— Start GIVEN INFORMATION —

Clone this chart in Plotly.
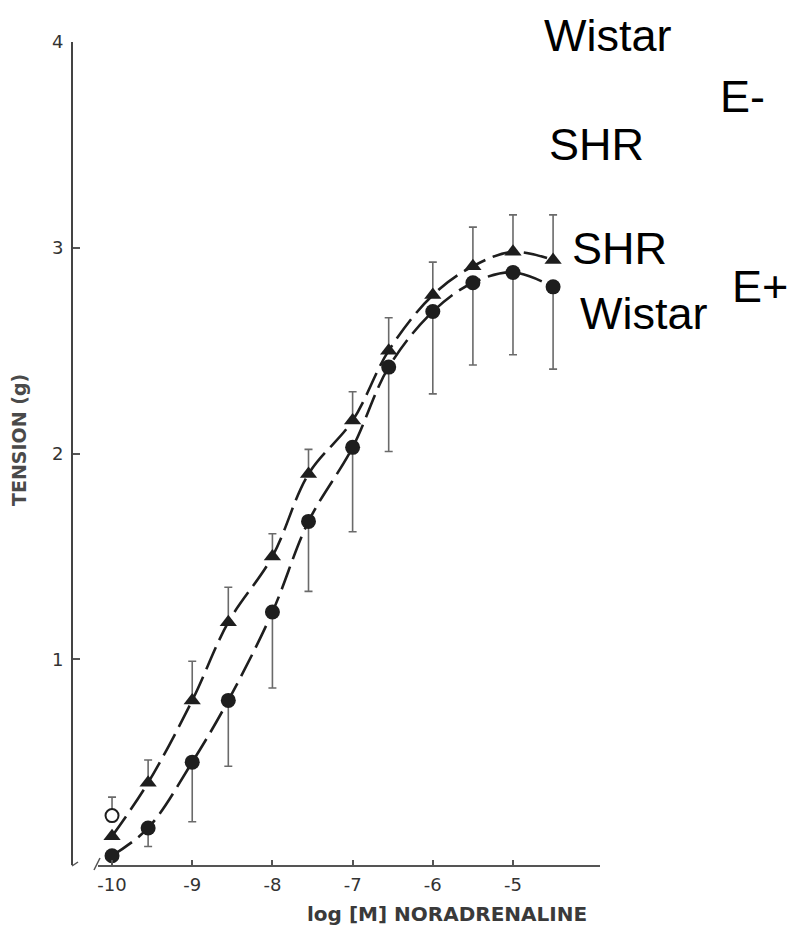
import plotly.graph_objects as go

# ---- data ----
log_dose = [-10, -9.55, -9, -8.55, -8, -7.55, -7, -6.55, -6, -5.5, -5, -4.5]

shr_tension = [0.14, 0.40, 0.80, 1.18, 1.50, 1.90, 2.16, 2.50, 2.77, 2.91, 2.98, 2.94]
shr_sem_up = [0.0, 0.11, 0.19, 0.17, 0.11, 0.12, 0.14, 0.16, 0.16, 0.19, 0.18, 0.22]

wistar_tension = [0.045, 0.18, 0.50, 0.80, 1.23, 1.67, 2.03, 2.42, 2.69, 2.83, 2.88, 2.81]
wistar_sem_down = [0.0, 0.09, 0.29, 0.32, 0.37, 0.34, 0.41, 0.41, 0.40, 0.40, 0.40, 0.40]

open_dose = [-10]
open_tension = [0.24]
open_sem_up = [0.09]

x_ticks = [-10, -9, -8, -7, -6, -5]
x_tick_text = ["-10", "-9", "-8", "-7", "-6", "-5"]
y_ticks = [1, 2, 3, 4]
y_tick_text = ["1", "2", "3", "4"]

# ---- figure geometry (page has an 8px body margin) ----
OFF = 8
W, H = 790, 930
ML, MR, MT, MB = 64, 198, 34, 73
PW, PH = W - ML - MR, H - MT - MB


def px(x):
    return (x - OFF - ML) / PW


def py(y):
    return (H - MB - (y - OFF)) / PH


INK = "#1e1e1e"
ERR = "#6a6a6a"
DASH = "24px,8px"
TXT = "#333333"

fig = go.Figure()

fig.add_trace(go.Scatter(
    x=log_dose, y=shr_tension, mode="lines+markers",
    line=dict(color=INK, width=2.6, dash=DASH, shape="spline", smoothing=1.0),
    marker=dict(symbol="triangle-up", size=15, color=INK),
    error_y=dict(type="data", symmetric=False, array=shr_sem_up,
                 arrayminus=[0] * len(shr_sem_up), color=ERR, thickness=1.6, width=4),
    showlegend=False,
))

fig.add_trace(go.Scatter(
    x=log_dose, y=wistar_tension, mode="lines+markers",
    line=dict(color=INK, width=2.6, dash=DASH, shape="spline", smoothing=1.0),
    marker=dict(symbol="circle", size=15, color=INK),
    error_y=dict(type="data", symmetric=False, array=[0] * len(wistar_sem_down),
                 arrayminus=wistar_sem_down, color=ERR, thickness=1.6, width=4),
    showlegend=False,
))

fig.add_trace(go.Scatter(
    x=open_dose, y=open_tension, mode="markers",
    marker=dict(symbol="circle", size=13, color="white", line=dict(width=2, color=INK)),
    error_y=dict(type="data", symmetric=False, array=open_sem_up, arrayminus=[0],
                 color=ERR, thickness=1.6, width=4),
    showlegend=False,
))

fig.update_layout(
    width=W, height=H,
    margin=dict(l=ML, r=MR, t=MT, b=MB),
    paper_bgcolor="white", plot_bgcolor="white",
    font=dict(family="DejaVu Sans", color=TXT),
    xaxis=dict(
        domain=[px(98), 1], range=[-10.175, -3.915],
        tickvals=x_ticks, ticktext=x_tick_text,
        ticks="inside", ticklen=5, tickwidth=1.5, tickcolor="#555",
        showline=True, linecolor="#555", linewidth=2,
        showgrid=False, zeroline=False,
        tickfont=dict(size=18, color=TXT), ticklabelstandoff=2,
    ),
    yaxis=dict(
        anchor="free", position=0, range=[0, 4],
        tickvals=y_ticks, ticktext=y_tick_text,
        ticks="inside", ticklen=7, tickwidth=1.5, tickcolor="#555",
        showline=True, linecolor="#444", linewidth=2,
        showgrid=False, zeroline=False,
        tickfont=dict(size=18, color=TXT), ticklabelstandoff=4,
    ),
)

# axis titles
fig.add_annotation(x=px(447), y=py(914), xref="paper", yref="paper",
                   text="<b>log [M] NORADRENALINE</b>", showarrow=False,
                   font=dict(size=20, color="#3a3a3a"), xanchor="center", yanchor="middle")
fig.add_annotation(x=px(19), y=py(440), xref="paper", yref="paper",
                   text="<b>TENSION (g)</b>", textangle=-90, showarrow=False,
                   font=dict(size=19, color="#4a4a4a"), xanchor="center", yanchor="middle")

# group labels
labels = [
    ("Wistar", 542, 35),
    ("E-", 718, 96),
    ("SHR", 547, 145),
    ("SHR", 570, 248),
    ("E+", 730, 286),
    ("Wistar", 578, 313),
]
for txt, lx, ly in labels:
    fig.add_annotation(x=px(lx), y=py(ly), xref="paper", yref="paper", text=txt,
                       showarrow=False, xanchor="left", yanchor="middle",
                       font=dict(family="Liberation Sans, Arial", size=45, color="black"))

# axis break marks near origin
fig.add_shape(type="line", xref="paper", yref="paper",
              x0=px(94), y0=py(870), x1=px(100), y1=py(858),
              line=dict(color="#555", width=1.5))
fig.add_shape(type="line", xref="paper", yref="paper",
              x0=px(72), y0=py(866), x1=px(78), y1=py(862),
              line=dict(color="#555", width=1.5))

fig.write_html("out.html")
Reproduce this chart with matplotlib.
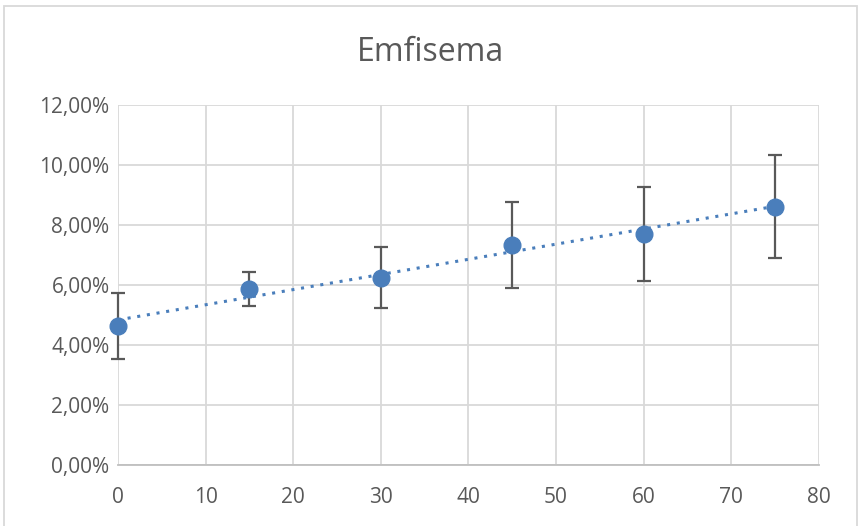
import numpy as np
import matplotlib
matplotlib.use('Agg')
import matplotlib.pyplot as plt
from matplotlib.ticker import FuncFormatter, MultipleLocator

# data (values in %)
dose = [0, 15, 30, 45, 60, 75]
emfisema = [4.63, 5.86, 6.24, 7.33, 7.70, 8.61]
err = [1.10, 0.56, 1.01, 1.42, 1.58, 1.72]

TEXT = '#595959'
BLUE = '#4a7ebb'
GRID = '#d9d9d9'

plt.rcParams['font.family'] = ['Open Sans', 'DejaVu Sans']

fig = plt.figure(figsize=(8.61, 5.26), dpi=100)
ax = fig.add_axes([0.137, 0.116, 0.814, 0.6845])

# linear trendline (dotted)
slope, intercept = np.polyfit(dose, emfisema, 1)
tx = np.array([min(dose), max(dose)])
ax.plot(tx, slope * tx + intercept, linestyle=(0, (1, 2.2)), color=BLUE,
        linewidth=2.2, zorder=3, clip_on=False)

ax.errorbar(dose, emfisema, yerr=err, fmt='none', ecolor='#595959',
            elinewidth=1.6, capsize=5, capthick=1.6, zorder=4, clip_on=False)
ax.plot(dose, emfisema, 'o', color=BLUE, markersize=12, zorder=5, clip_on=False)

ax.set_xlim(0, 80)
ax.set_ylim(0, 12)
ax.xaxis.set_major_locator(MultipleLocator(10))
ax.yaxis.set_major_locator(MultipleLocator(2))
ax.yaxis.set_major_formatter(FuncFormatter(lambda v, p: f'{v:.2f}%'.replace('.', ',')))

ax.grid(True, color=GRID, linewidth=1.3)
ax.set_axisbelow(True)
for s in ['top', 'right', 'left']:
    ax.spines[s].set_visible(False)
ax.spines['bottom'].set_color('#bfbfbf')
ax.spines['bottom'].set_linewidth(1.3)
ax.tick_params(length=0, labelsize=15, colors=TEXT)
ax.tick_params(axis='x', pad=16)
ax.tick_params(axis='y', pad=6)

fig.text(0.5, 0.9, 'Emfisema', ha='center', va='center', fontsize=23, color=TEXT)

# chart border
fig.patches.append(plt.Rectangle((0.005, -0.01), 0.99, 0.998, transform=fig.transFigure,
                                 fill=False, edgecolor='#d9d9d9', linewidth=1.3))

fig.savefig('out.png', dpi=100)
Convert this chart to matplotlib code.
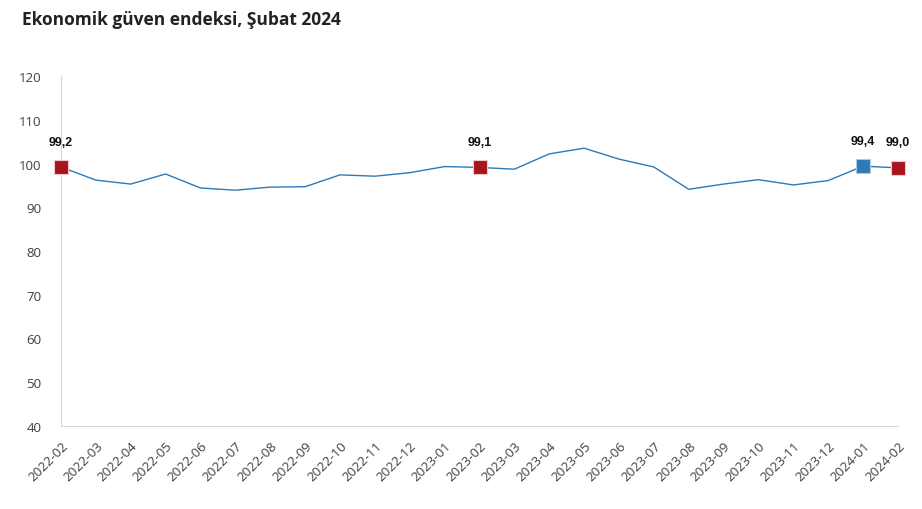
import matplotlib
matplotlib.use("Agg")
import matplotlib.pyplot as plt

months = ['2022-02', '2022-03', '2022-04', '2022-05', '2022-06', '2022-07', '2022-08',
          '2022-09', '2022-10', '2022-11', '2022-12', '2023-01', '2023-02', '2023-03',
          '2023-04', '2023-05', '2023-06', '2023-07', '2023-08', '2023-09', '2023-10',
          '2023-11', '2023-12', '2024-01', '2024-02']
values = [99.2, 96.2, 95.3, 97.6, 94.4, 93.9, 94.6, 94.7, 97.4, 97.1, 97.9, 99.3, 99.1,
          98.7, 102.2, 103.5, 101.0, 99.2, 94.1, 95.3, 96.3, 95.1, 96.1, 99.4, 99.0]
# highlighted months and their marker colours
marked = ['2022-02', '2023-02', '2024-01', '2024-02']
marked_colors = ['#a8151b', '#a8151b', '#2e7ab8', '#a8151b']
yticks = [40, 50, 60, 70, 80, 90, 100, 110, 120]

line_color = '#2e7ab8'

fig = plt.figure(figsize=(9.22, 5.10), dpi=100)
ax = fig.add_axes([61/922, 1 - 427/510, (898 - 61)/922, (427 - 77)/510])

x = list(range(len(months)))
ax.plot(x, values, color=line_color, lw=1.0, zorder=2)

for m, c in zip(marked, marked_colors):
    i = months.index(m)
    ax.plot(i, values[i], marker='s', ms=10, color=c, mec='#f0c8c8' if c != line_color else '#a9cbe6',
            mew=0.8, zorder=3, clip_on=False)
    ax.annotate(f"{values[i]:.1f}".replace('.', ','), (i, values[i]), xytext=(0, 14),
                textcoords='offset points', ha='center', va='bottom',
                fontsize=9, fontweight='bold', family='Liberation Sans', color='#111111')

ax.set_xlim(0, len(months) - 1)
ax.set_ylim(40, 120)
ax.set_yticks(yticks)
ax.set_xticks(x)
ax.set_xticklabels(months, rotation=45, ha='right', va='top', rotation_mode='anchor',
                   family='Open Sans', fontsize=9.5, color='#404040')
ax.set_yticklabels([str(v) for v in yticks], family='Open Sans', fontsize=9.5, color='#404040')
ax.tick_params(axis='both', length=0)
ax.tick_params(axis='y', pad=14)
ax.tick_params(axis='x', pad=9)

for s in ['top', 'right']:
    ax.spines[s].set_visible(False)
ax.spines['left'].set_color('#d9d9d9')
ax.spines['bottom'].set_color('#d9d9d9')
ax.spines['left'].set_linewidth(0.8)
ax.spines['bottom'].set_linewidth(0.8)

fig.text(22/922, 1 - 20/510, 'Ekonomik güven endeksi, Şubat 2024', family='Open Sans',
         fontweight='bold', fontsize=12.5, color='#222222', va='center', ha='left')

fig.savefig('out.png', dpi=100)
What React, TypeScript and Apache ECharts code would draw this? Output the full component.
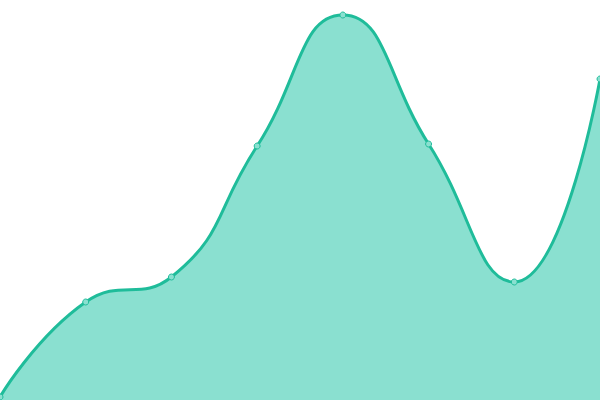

— End GIVEN INFORMATION —

### PROBLEM TO SOLVE
Return the lines of the records that include the string "this".

### REPLY TO THE EXERCISE
Clone this chart in Plotly.
Reproduce this chart with matplotlib.
Convert this chart to matplotlib code.
What React, TypeScript and Apache ECharts code would draw this? Output the full component.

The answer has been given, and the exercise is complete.